Silah çeşitliliği de savunma için hayati. Örneğin, NATO üyesi olmamıza karşın ihtiyaç duyduğumuzda verilemeyen Patriot‘ların yerine Rusya’dan aldığımız S-400’ler, korona günleri sonrası başlayan savaş pandemisinde hava savunmamızı destekledi.
Cumhurbaşkanı Erdoğan ile ABD Başkanı Trump arasındaki görüşmede uçakların teslimiyle ilgili önemli aşama kaydedildiği belirtiliyor.

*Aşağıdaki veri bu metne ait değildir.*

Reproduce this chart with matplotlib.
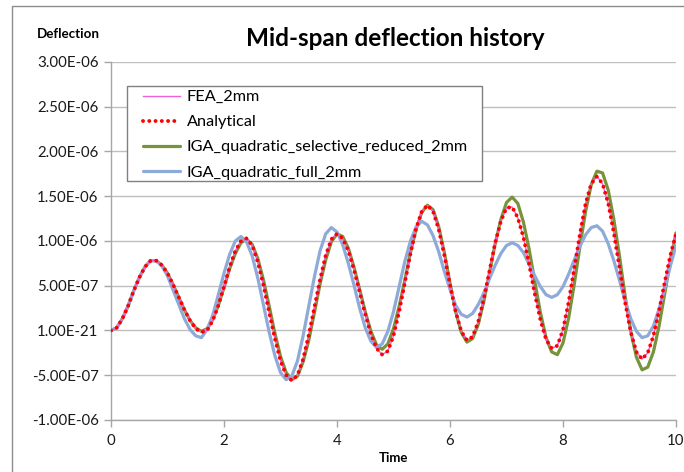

İsrail gazetelerinde çıkan, “İsrail hava üstünlüğünü kaybediyor” analizleri ile Türkiye’deki muhalif basının “Türkiye’nin ihtiyacı uçak mı?” yorumlarının çakışması bunun göstergesi.
***
NETANYAHU GİDERKEN ERDOĞAN DÖNÜYORDU
Cumhurbaşkanı Erdoğan, ABD’deki başarılı temaslarının ardından yurda dönerken Netanyahu, New York’a gidiyordu.
Ama ne gidiş, havada zikzaklar çizerek.
Zira Uluslararası Ceza Mahkemesi’nin savaş suçlusu olduğuna hükmettiği soykırımcının aranmadığı ülke yok.
Hâliyle evinden başını çıkardığında uçağının hava sahasını kullanacağı devletler sınırlı.
Netanyahu’nun havada başı döndü mü bilinmez ama toprağa basınca da işkencesi bitmedi
Erdoğan’la görüşmesinin ardından İsrail’in Batı Şeria‘yı ilhak niyetine ilişkin değerlendirmede bulunan Trump’ın, “Ama ben bunu yapmayacağım. Buna izin vermeyeceğim. Netanyahu ile konuştum, İsrail’in Batı Şeria’yı ilhak etmesine izin vermeyeceğim. Bu kadar yeter. Artık durma zamanı” şeklindeki sözleri kimyasını daha da bozmuş olmalı.
Erdoğan’ın birkaç gün önce hıncahınç dolu salona Gazze fotoğraflarıyla seslendiği kürsüye çıkması son darbeydi.
Başkan Trump meşruiyetine zarar veren, son seçimlerde de rakibi olan Demokratları destekleyen bu soykırımcıyı daha ne kadar sırtında taşıyacak?
***
GOEBBELS’İN TORUNLARI
BM kürsüsünde karşısında dinleyici bulamayan Netanyahu, çözümü soykırım yürüttüğü Gazze’ye dev hoparlörler göndermekte bulmuş.
Kayda geçen görüntüleri al, bir Nazi filminde kullan sırıtmaz.
***
GÖZYAŞLARI SEL OLDU AKTI
Nisan ayında Kuzey Kıbrıs Türk Cumhuriyeti’nde bir lise öğrencisi okula başörtüsüyle girmek isteyince ortalık karışmıştı.
Bakanlar Kurulu liselerde başörtülü eğitimi serbest bırakınca Kıbrıs Türk Orta Eğitim Öğretmenler Sendikası (TÖS) süreci Anayasa Mahkemesi’ne taşımış ve başörtülü öğrencilerin derse girdiği liselerde greve gitmişti.
KKTC Anayasa Mahkemesi, 2’ye karşı 3 oyla Anayasa’ya aykırı olduğuna hükmedilen Milli Eğitim Bakanlığı Disiplin Tüzüğü’nün iptalini kararlaştırdı.
TÖS üyeleri aldırdıkları yasak kararını kutlamak için birbirlerine sarıldılar. Sendikanın, Nur Serter’in ruh ikizi olan Başkanı Selam Eylem duygularına hâkim olamayınca da gözyaşları sel oldu aktı.
Kimileri kendilerine solcuyum diyen bu yobazlara “Rum tarafına gidin” diye sesleniyor.
Ne var ki benzer bir davada Anayasa Mahkemesi’nin okullara başörtüsü serbestisi getirdiği Rum kesiminde bu dinozorlar laik atak geçirirler. KKTC’de olduğu gibi ellerini kollarını sallayarak faşistlik yapamazlar, insanları sindiremezler. Ya hapse düşerler ya akıl hastanesine.